Re: [Qemu-devel] CoW image commit+shrink(= make_empty) support

From: Jeff Cody
Subject: Re: [Qemu-devel] CoW image commit+shrink(= make_empty) support
Date: Thu, 07 Jun 2012 10:14:49 -0400
User-agent: Mozilla/5.0 (X11; Linux x86_64; rv:12.0) Gecko/20120430 Thunderbird/12.0.1

On 06/07/2012 02:19 AM, Taisuke Yamada wrote:
> I attended Paolo Bonzini's qemu session ("Live Disk Operations: Juggling
> Data and Trying to go Unnoticed") in LinuxCon Japan, and he adviced me
> to post the bits I have regarding my question on qemu's  support on shrinking
> CoW image.
> Here's my problem description.
> I recently designed a experimental system which holds VM master images
> on a HDD and CoW snapshots on a SSD. VMs run on CoW snapshots only.
> This split-image configration is done to keep VM I/Os on a SSD
> As SSD capacity is rather limited, I need to do a writeback commit from SSD to
> HDD time to time, and that is done during weekend/midnight. The problem is
> although a commit is made, that alone won't shrink CoW image - all unused 
> blocks
> are still kept in a snapshot, and uses up space.
> Patch attached is a workaround I added to cope with the problem,
> but the basic problem I faced was that both QCOW2/QED format still does not
> support "bdrv_make_empty" API.
> Implementing the API (say, by hole punching) seemed like a lot of effort, so
> I ended up creating a new CoW image, and then replace current CoW
> snapshot with a new (empty) one.
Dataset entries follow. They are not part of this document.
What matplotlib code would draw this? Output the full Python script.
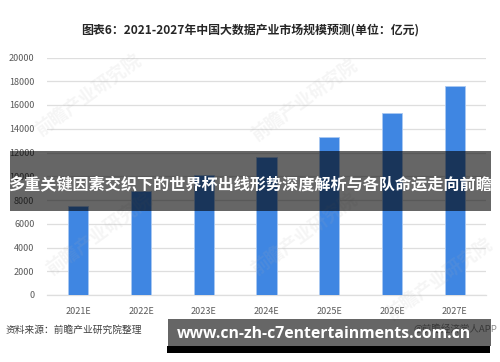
import matplotlib
matplotlib.use("Agg")
import matplotlib.pyplot as plt
from matplotlib.patches import Rectangle

plt.rcParams['font.family'] = ['Noto Sans CJK SC', 'DejaVu Sans']

# data
years = ["2021E", "2022E", "2023E", "2024E", "2025E", "2026E", "2027E"]
market_size = [7500, 8800, 10100, 11600, 13300, 15350, 17600]
y_ticks = [0, 2000, 4000, 6000, 8000, 10000, 12000, 14000, 16000, 18000, 20000]

title = "图表6：2021-2027年中国大数据产业市场规模预测(单位：亿元)"
source = "资料来源：前瞻产业研究院整理"
banner = "多重关键因素交织下的世界杯出线形势深度解析与各队命运走向前瞻"
site = "www.cn-zh-c7entertainments.com.cn"
app_mark = "@前瞻经济学人APP"
watermark = "前瞻产业研究院"

W, H = 500, 362
fig = plt.figure(figsize=(W / 100, H / 100), dpi=100)


def fx(px):
    return px / W


def fy(py):
    return 1 - py / H


ax = fig.add_axes([fx(47), fy(295), fx(486) - fx(47), fy(57.5) - fy(295)])

x = list(range(len(years)))
ax.bar(x, market_size, width=0.32, color="#3f86e2", edgecolor="#a9c8f2",
       linewidth=0.6, zorder=3)
ax.set_xlim(-0.5, len(years) - 0.5)
ax.set_ylim(0, 20000)
ax.set_yticks(y_ticks)
ax.set_yticklabels([str(v) for v in y_ticks])
ax.set_xticks(x)
ax.set_xticklabels(years)
ax.tick_params(axis="both", length=0, labelsize=6.5, labelcolor="#595959")
ax.tick_params(axis="x", pad=9)
ax.tick_params(axis="y", pad=9)
ax.grid(axis="y", color="#dedede", linewidth=0.9, zorder=0)
for s in ["top", "right", "left"]:
    ax.spines[s].set_visible(False)
ax.spines["bottom"].set_color("#dedede")
ax.spines["bottom"].set_linewidth(0.9)

# faint watermarks
for (wx, wy) in [(89, 96), (305, 101), (100, 235), (305, 235), (440, 280)]:
    fig.text(fx(wx), fy(wy), watermark, fontsize=13, color="#b0b0b0", alpha=0.12,
             rotation=36, ha="center", va="center", weight="bold", zorder=4)

fig.text(0.5, fy(30), title, fontsize=8.6, weight="bold", color="#262626",
         ha="center", va="center")
fig.text(fx(6), fy(330), source, fontsize=7, color="#404040", ha="left", va="center")
fig.text(fx(413), fy(329), app_mark, fontsize=6.8, color="#8a8a8a", ha="left",
         va="center", zorder=5)

# dark banner across the middle
fig.patches.append(Rectangle((fx(10), fy(211)), fx(491) - fx(10), fy(151) - fy(211),
                             transform=fig.transFigure, facecolor="black", alpha=0.6,
                             zorder=10))
fig.text(fx(250), fy(184), banner, fontsize=11.6, weight="bold", color="white",
         ha="center", va="center", zorder=11)

# bottom site box
fig.patches.append(Rectangle((fx(168), fy(346)), fx(491) - fx(168), fy(319) - fy(346),
                             transform=fig.transFigure, facecolor="black", alpha=0.6,
                             zorder=10))
fig.patches.append(Rectangle((fx(167), fy(353)), fx(490) - fx(167), fy(346) - fy(353),
                             transform=fig.transFigure, facecolor="black", zorder=10))
fig.text(fx(177), fy(334), site, fontsize=11.3, weight="bold", color="white",
         family=["Open Sans", "DejaVu Sans"], ha="left", va="center", zorder=11)

fig.savefig("out.png", dpi=100)
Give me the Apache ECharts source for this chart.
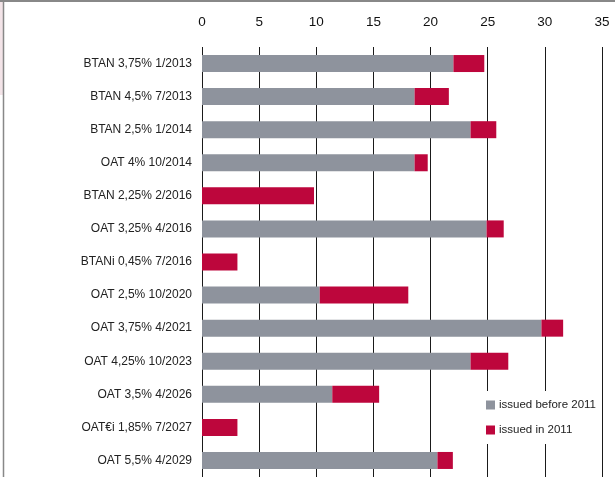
<!DOCTYPE html>
<html>
<head>
    <meta charset="utf-8" />
    <title>Bonds issued</title>
    <style>
        * { margin: 0; padding: 0 }
        html, body { width: 100%; height: 100%; background: #fff; }
        #chart { width: 615px; height: 477px; }
    </style>
</head>
<body>
    <div id="chart"></div>
    <script src="https://cdn.jsdelivr.net/npm/echarts@6/dist/echarts.min.js"></script>
    <script>
        // bond lines, top to bottom
        const bonds = [
            'BTAN 3,75% 1/2013', 'BTAN 4,5% 7/2013', 'BTAN 2,5% 1/2014', 'OAT 4% 10/2014',
            'BTAN 2,25% 2/2016', 'OAT 3,25% 4/2016', 'BTANi 0,45% 7/2016', 'OAT 2,5% 10/2020',
            'OAT 3,75% 4/2021', 'OAT 4,25% 10/2023', 'OAT 3,5% 4/2026', 'OAT€i 1,85% 7/2027',
            'OAT 5,5% 4/2029'
        ];
        const beforeYear = [22.0, 18.6, 23.5, 18.6, 0, 24.9, 0, 10.3, 29.7, 23.5, 11.4, 0, 20.6];
        const inYear = [2.7, 3.0, 2.25, 1.15, 9.8, 1.5, 3.1, 7.75, 1.9, 3.3, 4.1, 3.1, 1.35];
        const seriesNames = ['issued before 2011', 'issued in 2011'];
        const colors = ['#8e939d', '#bd063c'];

        const font = '"Liberation Sans", Arial, sans-serif';
        const chart = echarts.init(document.getElementById('chart'));
        chart.setOption({
            animation: false,
            textStyle: { fontFamily: font },
            grid: { left: 202, top: 47, width: 400, height: 433 },
            legend: {
                orient: 'vertical',
                left: 482,
                top: 391,
                padding: [8, 6, 8, 4],
                itemGap: 13,
                itemWidth: 9,
                itemHeight: 9,
                icon: 'rect',
                backgroundColor: '#fff',
                textStyle: { fontSize: 11.5, color: '#222', padding: [0, 0, 0, -1] },
                data: seriesNames
            },
            xAxis: {
                type: 'value',
                position: 'top',
                min: 0,
                max: 35,
                interval: 5,
                axisLine: { show: false },
                axisTick: { show: false },
                axisLabel: { color: '#111', fontSize: 13.5, margin: 18 },
                splitLine: { show: true, lineStyle: { color: '#1a1a1a', width: 1 } }
            },
            yAxis: {
                type: 'category',
                inverse: true,
                data: bonds,
                axisLine: { show: false },
                axisTick: { show: false },
                axisLabel: { color: '#222', fontSize: 12, margin: 10 }
            },
            series: [
                {
                    name: seriesNames[0], type: 'bar', stack: 'total', barWidth: 17,
                    itemStyle: { color: colors[0] }, data: beforeYear
                },
                {
                    name: seriesNames[1], type: 'bar', stack: 'total', barWidth: 17,
                    itemStyle: { color: colors[1] }, data: inYear
                }
            ],
            graphic: [
                { type: 'rect', left: 0, top: 0, shape: { width: 3, height: 95 }, style: { fill: '#f3e4e8' } },
                { type: 'line', shape: { x1: 0, y1: 1, x2: 615, y2: 1 }, style: { stroke: '#888', lineWidth: 2 } },
                { type: 'line', shape: { x1: 3.5, y1: 0, x2: 3.5, y2: 477 }, style: { stroke: '#888', lineWidth: 1.5 } }
            ]
        });
    </script>
</body>
</html>
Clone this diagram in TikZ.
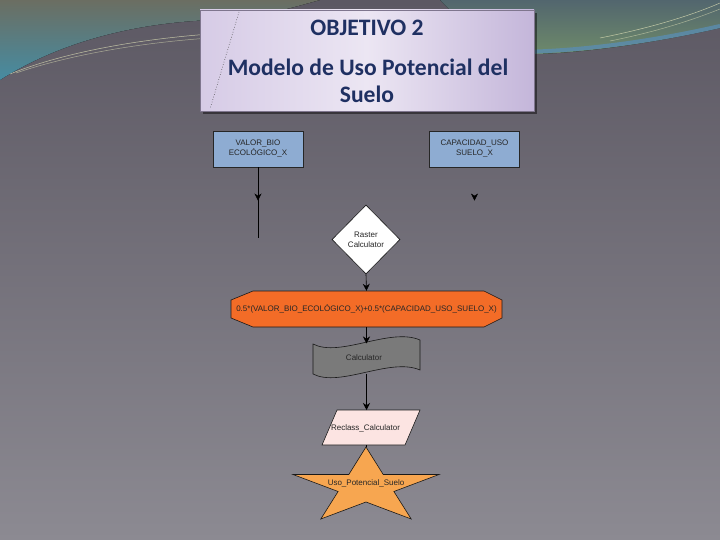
\documentclass[tikz,border=0pt]{standalone}
\usepackage{fontspec}
\setmainfont{Liberation Sans}
\newfontfamily\titlefont{Carlito}
\usetikzlibrary{shapes.geometric,arrows.meta,decorations.markings}
\definecolor{bgtop}{HTML}{5C5863}
\definecolor{bgbot}{HTML}{8C8A92}
\definecolor{swgreen}{HTML}{6B6E62}
\definecolor{swteal}{HTML}{468CA2}
\definecolor{swright}{HTML}{52666E}
\definecolor{swrgreen}{HTML}{6E8A6A}
\definecolor{swrblue}{HTML}{5A8CB0}
\definecolor{lightline}{HTML}{DADCB4}
\definecolor{boxblue}{HTML}{8EACD2}
\definecolor{octo}{HTML}{F36C27}
\definecolor{wavegray}{HTML}{7A7A7A}
\definecolor{pinkfill}{HTML}{FCE4E2}
\definecolor{starfill}{HTML}{F7A650}
\definecolor{navy}{HTML}{1F3062}
\definecolor{lavL}{HTML}{D6CBE6}
\definecolor{lavM}{HTML}{ECE6F3}
\definecolor{lavR}{HTML}{C4B6DA}
\begin{document}
\begin{tikzpicture}[x=1pt,y=-1pt,
  every node/.style={font=\fontsize{8}{10}\selectfont, text=black!85},
  inbox/.style={draw=black!85, fill=boxblue, minimum width=90pt, minimum height=36pt, align=center, inner sep=1pt, line width=0.6pt},
  conn/.style={draw=black, line width=0.6pt},
  tipend/.style={-{Stealth[length=7pt,width=7pt]}},
  shapeline/.style={draw=black!90, line width=0.6pt},
  titletext/.style={font=\titlefont\bfseries\fontsize{23.6}{27}\selectfont, text=navy, anchor=base},
  midarrow/.style={postaction={decorate}, decoration={markings, mark=at position 0.47 with {\arrow[black]{Stealth[length=7pt,width=7pt]}}}}
]
\useasboundingbox (0,0) rectangle (720,540);
% background
\fill[top color=bgtop, bottom color=bgbot] (0,0) rectangle (720,540);
\fill[top color=swgreen, bottom color=swteal] (0,0) -- (320,0) .. controls (290,8) and (260,18) .. (210,20) .. controls (120,24) and (50,48) .. (0,80) -- cycle;
\draw[lightline, line width=.5pt, opacity=.8] (10,74) .. controls (60,54) and (130,40) .. (210,34);
\draw[lightline, line width=.5pt, opacity=.6] (16,73) .. controls (66,56) and (136,43) .. (210,38);
\fill[top color=swright, bottom color=swrgreen] (440,0) -- (720,0) -- (720,28) .. controls (650,44) and (580,53) .. (535,54) .. controls (490,54) and (460,20) .. (440,0) -- cycle;
\draw[swrblue, line width=4pt, opacity=.8] (720,26) .. controls (650,42) and (580,51) .. (520,52);
\draw[lightline, line width=.5pt, opacity=.8] (720,3) .. controls (690,16) and (650,28) .. (600,38);
\draw[lightline, line width=.5pt, opacity=.6] (720,9) .. controls (690,21) and (655,32) .. (610,41);
% title box
\fill[black, opacity=.45] (203,13) rectangle (537,114);
\fill[left color=lavL, right color=lavR, middle color=lavM] (200,10) rectangle (534,111);
\draw[draw=black!35!lavR, line width=0.8pt] (200,10) rectangle (534,111);
\draw[black!70, dotted, line width=.6pt] (239,12) -- (210,109);
\node[titletext] (t1) at (367,36) {OBJETIVO 2};
\node[titletext] (t2) at (368,76) {Modelo de Uso Potencial del};
\node[titletext] (t3) at (367,103) {Suelo};
% input boxes
\node[inbox] (valor) at (258,149) {VALOR\_BIO\\ECOLÓGICO\_X};
\node[inbox] (cap) at (474.5,149) {CAPACIDAD\_USO\\SUELO\_X};
\coordinate (vend) at (258,238);
\coordinate (cend) at (474.5,238);
\draw[conn, midarrow] (valor.south) -- (vend);
\path[midarrow] (cap.south) -- (cend);
% diamond
\node[diamond, shapeline, fill=white, minimum width=68pt, minimum height=69pt, inner sep=0pt, align=center] (rc) at (366,239.5) {Raster\\Calculator};
% octagon
\fill[octo] (253,291) -- (484,291) -- (502,300) -- (502,318) -- (484,327) -- (253,327) -- (231,318) -- (231,300) -- cycle;
\draw[shapeline] (253,291) -- (484,291) -- (502,300) -- (502,318) -- (484,327) -- (253,327) -- (231,318) -- (231,300) -- cycle;
\node[minimum width=271pt, minimum height=36pt, inner sep=0pt] (expr) at (366.5,309) {0.5*(VALOR\_BIO\_ECOLÓGICO\_X)+0.5*(CAPACIDAD\_USO\_SUELO\_X)};
% wave
\draw[shapeline, fill=wavegray] (313,344) .. controls (340,358) and (390,327) .. (420,340) -- (420,370) .. controls (390,357) and (340,388) .. (313,374) -- cycle;
\node (calc) at (364,358) {Calculator};
\coordinate (calctop) at (366.5,343.5);
\coordinate (calcbot) at (366.5,373.5);
% parallelogram
\draw[shapeline, fill=pinkfill] (337,410) -- (420,410) -- (405,445) -- (322,445) -- cycle;
\node (recl) at (365.5,428) {Reclass\_Calculator};
\coordinate (recltop) at (366.5,410);
\coordinate (reclbot) at (366,445);
% star
\draw[shapeline, fill=starfill] (366,447) -- (383.2,474.5) -- (439,474.5) -- (393.9,491.5) -- (411.2,519) -- (366,502) -- (320.8,519) -- (338.1,491.5) -- (293,474.5) -- (348.8,474.5) -- cycle;
\node (goal) at (366,483) {Uso\_Potencial\_Suelo};
\coordinate (startop) at (366,447);
% connectors
\draw[conn, tipend] (rc.south) -- (expr.north);
\draw[conn, tipend] (expr.south) -- (calctop);
\draw[conn, tipend] (calcbot) -- (recltop);
\draw[conn] (reclbot) -- (startop);
\end{tikzpicture}
\end{document}
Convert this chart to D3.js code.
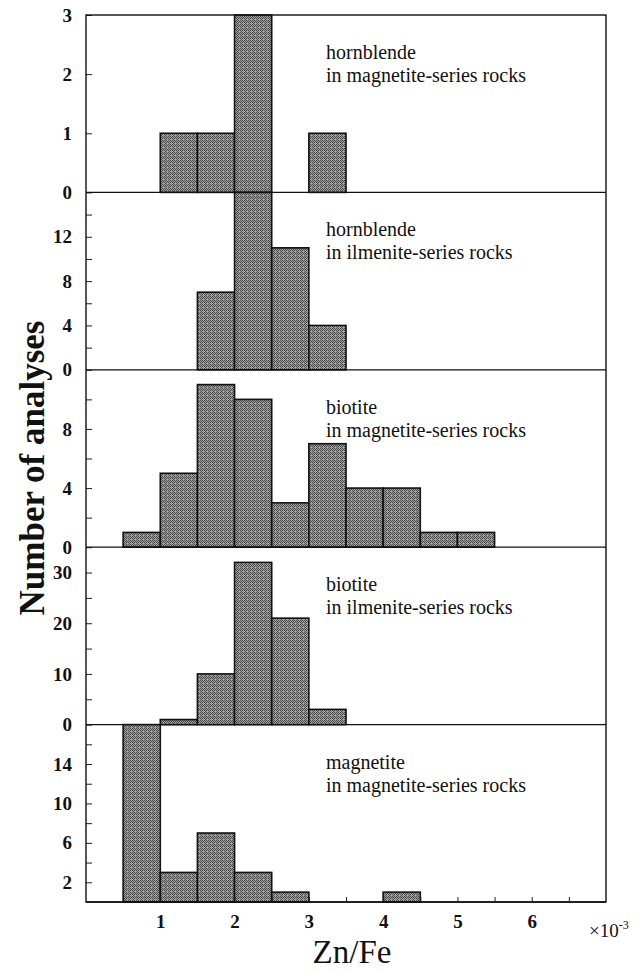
<!DOCTYPE html>
<html>
<head>
<meta charset="utf-8">
<script src="https://cdn.jsdelivr.net/npm/d3@7"></script>
<style>
  html, body { margin: 0; padding: 0; background: #fff; }
  svg { display: block; }
  text { font-family: "Liberation Serif", "Times New Roman", serif; fill: #111; }
</style>
</head>
<body>
<svg id="chart" width="641" height="972"></svg>
<script>
// Zn/Fe histograms, bin width 0.5 (x10^-3)
const binStarts = [0.5, 1.0, 1.5, 2.0, 2.5, 3.0, 3.5, 4.0, 4.5, 5.0];
const binWidth = 0.5;

const hornblendeMagnetite = [0, 1, 1, 3, 0, 1, 0, 0, 0, 0];
const hornblendeIlmenite  = [0, 0, 7, 16, 11, 4, 0, 0, 0, 0];
const biotiteMagnetite    = [1, 5, 11, 10, 3, 7, 4, 4, 1, 1];
const biotiteIlmenite     = [0, 1, 10, 32, 21, 3, 0, 0, 0, 0];
const magnetiteMagnetite  = [18, 3, 7, 3, 1, 0, 0, 1, 0, 0];

const panelMineral = ["hornblende", "hornblende", "biotite", "biotite", "magnetite"];
const panelSeries  = ["in magnetite-series rocks", "in ilmenite-series rocks",
                      "in magnetite-series rocks", "in ilmenite-series rocks",
                      "in magnetite-series rocks"];
const panelCounts  = [hornblendeMagnetite, hornblendeIlmenite, biotiteMagnetite,
                      biotiteIlmenite, magnetiteMagnetite];
const panelMax     = [3, 16, 12, 35, 18];
const panelTicks   = [[0, 1, 2, 3], [0, 4, 8, 12], [0, 4, 8], [0, 10, 20, 30], [2, 6, 10, 14]];
const panelMinor   = [[], [2, 6, 10, 14], [2, 6, 10], [5, 15, 25], [4, 8, 12, 16]];

const xTickLabels = [1, 2, 3, 4, 5, 6];
const xTickMarks  = [0.5, 1, 1.5, 2, 2.5, 3, 3.5, 4, 4.5, 5, 5.5, 6, 6.5];
const xDomain = [0, 7];

const svg = d3.select("#chart");
const plotLeft = 86, plotRight = 606, plotTop = 15, plotBottom = 902;
const panelH = (plotBottom - plotTop) / panelCounts.length;

const x = d3.scaleLinear().domain(xDomain).range([plotLeft, plotRight]);

// stippled grey fill for the bars
const defs = svg.append("defs");
const pat = defs.append("pattern")
  .attr("id", "stipple").attr("patternUnits", "userSpaceOnUse")
  .attr("width", 4).attr("height", 4);
pat.append("rect").attr("width", 4).attr("height", 4).attr("fill", "#a0a0a0");
[[0,0],[2,0],[1,1],[3,1],[0,2],[2,2],[1,3]].forEach(([px, py]) => {
  pat.append("rect").attr("x", px).attr("y", py).attr("width", 1).attr("height", 1).attr("fill", "#4a4a4a");
});

panelCounts.forEach((counts, i) => {
  const y0 = plotTop + i * panelH, y1 = y0 + panelH;
  const y = d3.scaleLinear().domain([0, panelMax[i]]).range([y1, y0]);
  const g = svg.append("g");

  const bins = binStarts.map((s, j) => ({ start: s, count: counts[j] })).filter(d => d.count > 0);
  g.selectAll("rect.bar").data(bins).join("rect")
    .attr("class", "bar")
    .attr("x", d => x(d.start))
    .attr("width", d => x(d.start + binWidth) - x(d.start))
    .attr("y", d => y(d.count))
    .attr("height", d => y(0) - y(d.count))
    .attr("fill", "url(#stipple)")
    .attr("stroke", "#111")
    .attr("stroke-width", 1.6);

  // labelled ticks
  const ax = g.append("g").attr("transform", `translate(${plotLeft},0)`)
    .call(d3.axisLeft(y).tickValues(panelTicks[i]).tickFormat(d3.format("d"))
      .tickSize(-6).tickPadding(14));
  ax.select(".domain").remove();
  ax.selectAll("line").attr("stroke", "#222").attr("stroke-width", 1);
  ax.selectAll("text").attr("font-size", 19).attr("font-weight", "bold")
    .style("font-family", "'Liberation Serif', serif");

  // minor ticks
  const mx = g.append("g").attr("transform", `translate(${plotLeft},0)`)
    .call(d3.axisLeft(y).tickValues(panelMinor[i]).tickFormat("").tickSize(-6));
  mx.select(".domain").remove();
  mx.selectAll("line").attr("stroke", "#222").attr("stroke-width", 1);

  // panel caption
  const cap = g.append("text").attr("x", 326).attr("y", y0 + 44).attr("font-size", 20);
  cap.append("tspan").attr("x", 326).text(panelMineral[i]);
  cap.append("tspan").attr("x", 326).attr("dy", 23).text(panelSeries[i]);

  // panel baseline
  g.append("line").attr("x1", plotLeft).attr("x2", plotRight)
    .attr("y1", y1).attr("y2", y1)
    .attr("stroke", "#111").attr("stroke-width", 1.3);
});

// bottom axis
const bx = svg.append("g").attr("transform", `translate(0,${plotBottom})`)
  .call(d3.axisBottom(x).tickValues(xTickMarks)
    .tickFormat(d => xTickLabels.includes(d) ? d3.format("d")(d) : "")
    .tickSize(-5).tickPadding(13));
bx.select(".domain").remove();
bx.selectAll("line").attr("stroke", "#222").attr("stroke-width", 1);
bx.selectAll("text").attr("font-size", 19).attr("font-weight", "bold")
  .style("font-family", "'Liberation Serif', serif");

// frame
svg.append("rect").attr("x", plotLeft).attr("y", plotTop)
  .attr("width", plotRight - plotLeft).attr("height", plotBottom - plotTop)
  .attr("fill", "none").attr("stroke", "#111").attr("stroke-width", 1.4);

// multiplier
const mult = svg.append("text").attr("x", 589).attr("y", 937).attr("font-size", 19);
mult.append("tspan").text("\u00d710");
mult.append("tspan").attr("dy", -8).attr("font-size", 12).text("-3");

// axis titles
svg.append("text").attr("x", 352).attr("y", 963)
  .attr("text-anchor", "middle").attr("font-size", 33).text("Zn/Fe");

svg.append("text")
  .attr("transform", "translate(44,468) rotate(-90)")
  .attr("text-anchor", "middle").attr("font-size", 35).attr("font-weight", "bold")
  .text("Number of analyses");
</script>
</body>
</html>
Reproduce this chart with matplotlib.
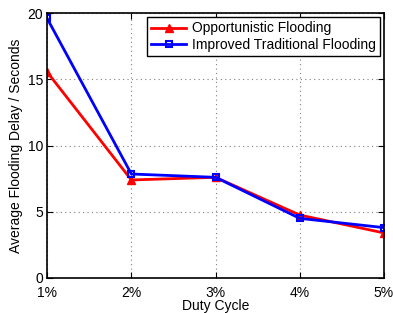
import matplotlib
matplotlib.use('Agg')
import matplotlib.pyplot as plt

duty_labels = ['1%', '2%', '3%', '4%', '5%']
opportunistic = [15.55, 7.4, 7.6, 4.75, 3.4]
improved = [19.6, 7.85, 7.6, 4.5, 3.8]

plt.rcParams['font.family'] = ['Liberation Sans', 'DejaVu Sans']
plt.rcParams['font.size'] = 10

fig = plt.figure(figsize=(3.93, 3.13), dpi=100)
ax = fig.add_axes([0.12, 0.112, 0.857, 0.846])

x = list(range(1, len(duty_labels) + 1))
ax.plot(x, opportunistic, color='red', marker='^', linewidth=2, markersize=6,
        label='Opportunistic Flooding')
ax.plot(x, improved, color='blue', marker='s', linewidth=2, markersize=5,
        markerfacecolor='none', markeredgewidth=1.5, label='Improved Traditional Flooding')

ax.set_xlim(1, 5)
ax.set_ylim(0, 20)
ax.set_xticks(x)
ax.set_xticklabels(duty_labels)
ax.set_yticks([0, 5, 10, 15, 20])
ax.tick_params(direction='in', top=True, right=True, length=4)
ax.tick_params(axis='x', pad=6)
ax.tick_params(axis='y', pad=3)
ax.grid(True, linestyle=(0, (1, 3)), color='gray', linewidth=0.8)
ax.set_xlabel('Duty Cycle', labelpad=-1)
ax.set_ylabel('Average Flooding Delay / Seconds', labelpad=3)
for s in ax.spines.values():
    s.set_linewidth(1.2)

leg = ax.legend(loc='upper right', fancybox=False, edgecolor='black',
                framealpha=1, borderpad=0.3, labelspacing=0.2,
                handlelength=2.5, handletextpad=0.4, borderaxespad=0.3)
leg.get_frame().set_linewidth(1.0)

fig.savefig('out.png', dpi=100)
But I find the code ugly.
> In his talk, Paolo suggested possibility of using new "live op" API for this
> task, but I'm not aware of the actual API. Is there any documentation or
> source code I can look at to re-implement above feature?
> Best Regards,

Hello Taisuke-san,

I am working on a document now for a live commit proposal, with the API
being similar to the block-stream command, but for a live commit.  Here
is what I am thinking about proposing for the command:

{ 'command': 'block-commit', 'data': { 'device': 'str', '*base': 'str',
                                       '*top': 'str', '*speed': 'int' } }

I think something similar to the above would be good for a 'live
commit', and it would be somewhat analogous to block streaming, but in
the other direction.

One issue I see with the patch attached, is the reliance on bdrv_close()
and a subsequent bdrv_open() - once you perform a bdrv_close(), you no
longer have the ability to safely recover from error, because it is
possible for the recovery bdrv_open() to fail for some reason.

The live block commit command I am working on operates like the block
streaming code, and like transactional commands in that the use of
bdrv_close() / bdrv_open() to change an image is avoided, so that error
recovery can be safely done by just abandoning the operation.  A key
point that needs to be done 'transactionally', is to open the base or
intermediate target image with file access mode r/w, as the backing
files are open as r/o by default.

I am going to be putting all my documentation into the qemu wiki today /
tomorrow, and I will follow up with a link to that if you like.